# WHAT IS NEEDED:
Each line from the start of the data below through the one containing "const titles = ['Windrose" must be reproduced exactly.

# INFORMATION SUPPLIED:
--------------------
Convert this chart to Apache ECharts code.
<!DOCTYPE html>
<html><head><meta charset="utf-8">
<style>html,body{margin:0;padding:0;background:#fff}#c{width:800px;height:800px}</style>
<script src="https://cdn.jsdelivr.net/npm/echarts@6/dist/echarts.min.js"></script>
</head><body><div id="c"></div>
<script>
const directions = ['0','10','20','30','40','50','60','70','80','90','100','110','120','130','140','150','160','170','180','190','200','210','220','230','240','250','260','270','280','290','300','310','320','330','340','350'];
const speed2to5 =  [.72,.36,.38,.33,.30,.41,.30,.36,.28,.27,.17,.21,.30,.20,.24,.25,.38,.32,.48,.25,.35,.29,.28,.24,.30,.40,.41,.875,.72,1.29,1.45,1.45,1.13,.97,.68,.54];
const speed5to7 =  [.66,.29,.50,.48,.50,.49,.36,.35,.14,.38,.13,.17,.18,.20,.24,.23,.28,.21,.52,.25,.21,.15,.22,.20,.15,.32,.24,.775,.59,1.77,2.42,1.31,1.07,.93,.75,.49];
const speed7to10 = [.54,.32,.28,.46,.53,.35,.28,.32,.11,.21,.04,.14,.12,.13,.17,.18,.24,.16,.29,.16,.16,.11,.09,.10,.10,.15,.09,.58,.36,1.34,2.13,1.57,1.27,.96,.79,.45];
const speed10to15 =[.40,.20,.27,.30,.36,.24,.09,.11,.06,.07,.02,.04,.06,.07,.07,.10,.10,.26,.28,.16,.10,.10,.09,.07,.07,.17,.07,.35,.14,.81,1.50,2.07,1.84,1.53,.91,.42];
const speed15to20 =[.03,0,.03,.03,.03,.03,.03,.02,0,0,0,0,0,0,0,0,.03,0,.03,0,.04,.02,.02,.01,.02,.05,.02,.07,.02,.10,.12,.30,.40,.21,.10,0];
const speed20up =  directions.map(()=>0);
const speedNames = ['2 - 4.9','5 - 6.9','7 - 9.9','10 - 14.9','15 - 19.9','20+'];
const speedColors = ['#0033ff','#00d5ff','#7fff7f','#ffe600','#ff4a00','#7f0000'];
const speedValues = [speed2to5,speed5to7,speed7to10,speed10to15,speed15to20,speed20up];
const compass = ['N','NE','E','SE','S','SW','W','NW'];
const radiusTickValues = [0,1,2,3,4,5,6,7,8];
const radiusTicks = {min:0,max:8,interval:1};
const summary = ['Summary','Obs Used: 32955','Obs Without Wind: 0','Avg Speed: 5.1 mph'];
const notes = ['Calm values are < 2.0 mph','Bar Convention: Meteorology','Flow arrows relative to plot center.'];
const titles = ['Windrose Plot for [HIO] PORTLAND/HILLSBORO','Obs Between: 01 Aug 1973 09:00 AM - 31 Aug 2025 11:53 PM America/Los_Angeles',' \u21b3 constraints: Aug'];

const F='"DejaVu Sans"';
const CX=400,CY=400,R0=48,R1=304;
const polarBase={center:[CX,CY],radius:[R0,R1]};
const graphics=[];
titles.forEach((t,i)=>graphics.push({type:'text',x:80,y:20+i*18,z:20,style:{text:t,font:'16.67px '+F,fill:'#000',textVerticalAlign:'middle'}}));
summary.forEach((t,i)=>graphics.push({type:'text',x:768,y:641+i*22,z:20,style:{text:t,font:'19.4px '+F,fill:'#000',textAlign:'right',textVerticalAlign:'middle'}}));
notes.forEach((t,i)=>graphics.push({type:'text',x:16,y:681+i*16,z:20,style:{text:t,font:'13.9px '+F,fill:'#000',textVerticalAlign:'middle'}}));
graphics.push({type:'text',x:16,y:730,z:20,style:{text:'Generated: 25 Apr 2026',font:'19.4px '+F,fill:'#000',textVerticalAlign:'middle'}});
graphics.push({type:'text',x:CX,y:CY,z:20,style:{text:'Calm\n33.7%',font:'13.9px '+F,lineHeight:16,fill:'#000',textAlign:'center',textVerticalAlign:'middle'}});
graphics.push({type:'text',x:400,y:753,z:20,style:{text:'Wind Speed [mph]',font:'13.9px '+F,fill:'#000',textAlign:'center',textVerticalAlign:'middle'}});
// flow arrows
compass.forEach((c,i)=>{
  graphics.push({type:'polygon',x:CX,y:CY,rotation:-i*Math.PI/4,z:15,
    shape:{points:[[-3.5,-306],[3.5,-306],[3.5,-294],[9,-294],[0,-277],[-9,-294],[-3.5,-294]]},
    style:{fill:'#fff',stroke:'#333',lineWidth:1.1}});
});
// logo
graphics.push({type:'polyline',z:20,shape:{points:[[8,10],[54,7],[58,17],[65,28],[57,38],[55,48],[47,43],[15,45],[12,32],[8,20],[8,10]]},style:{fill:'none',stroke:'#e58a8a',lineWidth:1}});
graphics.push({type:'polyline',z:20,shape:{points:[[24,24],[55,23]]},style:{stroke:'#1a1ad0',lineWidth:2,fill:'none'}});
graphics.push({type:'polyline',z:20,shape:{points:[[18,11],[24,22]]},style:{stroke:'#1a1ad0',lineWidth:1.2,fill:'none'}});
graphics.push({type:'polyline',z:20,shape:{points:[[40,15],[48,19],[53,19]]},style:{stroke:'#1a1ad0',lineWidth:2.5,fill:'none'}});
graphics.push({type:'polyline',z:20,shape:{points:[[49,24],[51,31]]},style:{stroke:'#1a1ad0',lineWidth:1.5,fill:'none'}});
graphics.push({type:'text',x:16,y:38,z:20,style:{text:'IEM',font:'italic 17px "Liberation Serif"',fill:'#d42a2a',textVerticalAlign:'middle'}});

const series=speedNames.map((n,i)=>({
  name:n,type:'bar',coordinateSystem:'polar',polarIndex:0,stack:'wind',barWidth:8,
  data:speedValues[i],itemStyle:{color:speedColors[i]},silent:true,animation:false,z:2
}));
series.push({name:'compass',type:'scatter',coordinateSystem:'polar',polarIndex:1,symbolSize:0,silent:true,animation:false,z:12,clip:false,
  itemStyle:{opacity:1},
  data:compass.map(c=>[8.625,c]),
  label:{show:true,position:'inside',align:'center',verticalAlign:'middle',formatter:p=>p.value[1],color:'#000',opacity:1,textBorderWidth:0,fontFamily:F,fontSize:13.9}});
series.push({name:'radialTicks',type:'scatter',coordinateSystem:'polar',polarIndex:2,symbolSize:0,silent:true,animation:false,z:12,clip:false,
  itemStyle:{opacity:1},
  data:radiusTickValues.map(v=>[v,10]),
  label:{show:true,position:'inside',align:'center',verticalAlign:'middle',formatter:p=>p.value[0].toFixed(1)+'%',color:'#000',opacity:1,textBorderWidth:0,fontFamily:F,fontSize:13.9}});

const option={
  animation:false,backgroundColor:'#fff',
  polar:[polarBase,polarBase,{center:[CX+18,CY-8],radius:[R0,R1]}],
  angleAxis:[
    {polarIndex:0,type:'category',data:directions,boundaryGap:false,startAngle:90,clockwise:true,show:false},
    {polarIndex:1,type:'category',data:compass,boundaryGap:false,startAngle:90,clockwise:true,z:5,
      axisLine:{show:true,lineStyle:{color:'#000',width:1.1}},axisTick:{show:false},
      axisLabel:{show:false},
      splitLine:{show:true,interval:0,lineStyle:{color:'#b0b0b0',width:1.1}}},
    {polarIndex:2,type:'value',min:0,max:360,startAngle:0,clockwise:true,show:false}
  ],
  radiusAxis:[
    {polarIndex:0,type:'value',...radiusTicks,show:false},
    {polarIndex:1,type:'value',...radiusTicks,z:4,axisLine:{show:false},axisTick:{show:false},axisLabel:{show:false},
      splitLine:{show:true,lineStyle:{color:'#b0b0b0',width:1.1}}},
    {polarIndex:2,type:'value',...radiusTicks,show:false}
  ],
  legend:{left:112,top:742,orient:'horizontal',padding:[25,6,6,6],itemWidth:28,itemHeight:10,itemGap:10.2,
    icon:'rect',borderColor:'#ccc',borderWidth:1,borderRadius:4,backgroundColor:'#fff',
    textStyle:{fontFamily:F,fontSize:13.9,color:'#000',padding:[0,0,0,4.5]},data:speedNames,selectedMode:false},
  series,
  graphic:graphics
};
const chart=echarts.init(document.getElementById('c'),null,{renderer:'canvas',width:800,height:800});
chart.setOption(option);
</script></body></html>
--------------------
# ANSWER FOR THIS EXERCISE:
Convert this chart to Apache ECharts code.
<!DOCTYPE html>
<html><head><meta charset="utf-8">
<style>html,body{margin:0;padding:0;background:#fff}#c{width:800px;height:800px}</style>
<script src="https://cdn.jsdelivr.net/npm/echarts@6/dist/echarts.min.js"></script>
</head><body><div id="c"></div>
<script>
const directions = ['0','10','20','30','40','50','60','70','80','90','100','110','120','130','140','150','160','170','180','190','200','210','220','230','240','250','260','270','280','290','300','310','320','330','340','350'];
const speed2to5 =  [.72,.36,.38,.33,.30,.41,.30,.36,.28,.27,.17,.21,.30,.20,.24,.25,.38,.32,.48,.25,.35,.29,.28,.24,.30,.40,.41,.875,.72,1.29,1.45,1.45,1.13,.97,.68,.54];
const speed5to7 =  [.66,.29,.50,.48,.50,.49,.36,.35,.14,.38,.13,.17,.18,.20,.24,.23,.28,.21,.52,.25,.21,.15,.22,.20,.15,.32,.24,.775,.59,1.77,2.42,1.31,1.07,.93,.75,.49];
const speed7to10 = [.54,.32,.28,.46,.53,.35,.28,.32,.11,.21,.04,.14,.12,.13,.17,.18,.24,.16,.29,.16,.16,.11,.09,.10,.10,.15,.09,.58,.36,1.34,2.13,1.57,1.27,.96,.79,.45];
const speed10to15 =[.40,.20,.27,.30,.36,.24,.09,.11,.06,.07,.02,.04,.06,.07,.07,.10,.10,.26,.28,.16,.10,.10,.09,.07,.07,.17,.07,.35,.14,.81,1.50,2.07,1.84,1.53,.91,.42];
const speed15to20 =[.03,0,.03,.03,.03,.03,.03,.02,0,0,0,0,0,0,0,0,.03,0,.03,0,.04,.02,.02,.01,.02,.05,.02,.07,.02,.10,.12,.30,.40,.21,.10,0];
const speed20up =  directions.map(()=>0);
const speedNames = ['2 - 4.9','5 - 6.9','7 - 9.9','10 - 14.9','15 - 19.9','20+'];
const speedColors = ['#0033ff','#00d5ff','#7fff7f','#ffe600','#ff4a00','#7f0000'];
const speedValues = [speed2to5,speed5to7,speed7to10,speed10to15,speed15to20,speed20up];
const compass = ['N','NE','E','SE','S','SW','W','NW'];
const radiusTickValues = [0,1,2,3,4,5,6,7,8];
const radiusTicks = {min:0,max:8,interval:1};
const summary = ['Summary','Obs Used: 32955','Obs Without Wind: 0','Avg Speed: 5.1 mph'];
const notes = ['Calm values are < 2.0 mph','Bar Convention: Meteorology','Flow arrows relative to plot center.'];
const titles = ['Windrose Plot for [HIO] PORTLAND/HILLSBORO','Obs Between: 01 Aug 1973 09:00 AM - 31 Aug 2025 11:53 PM America/Los_Angeles',' \u21b3 constraints: Aug'];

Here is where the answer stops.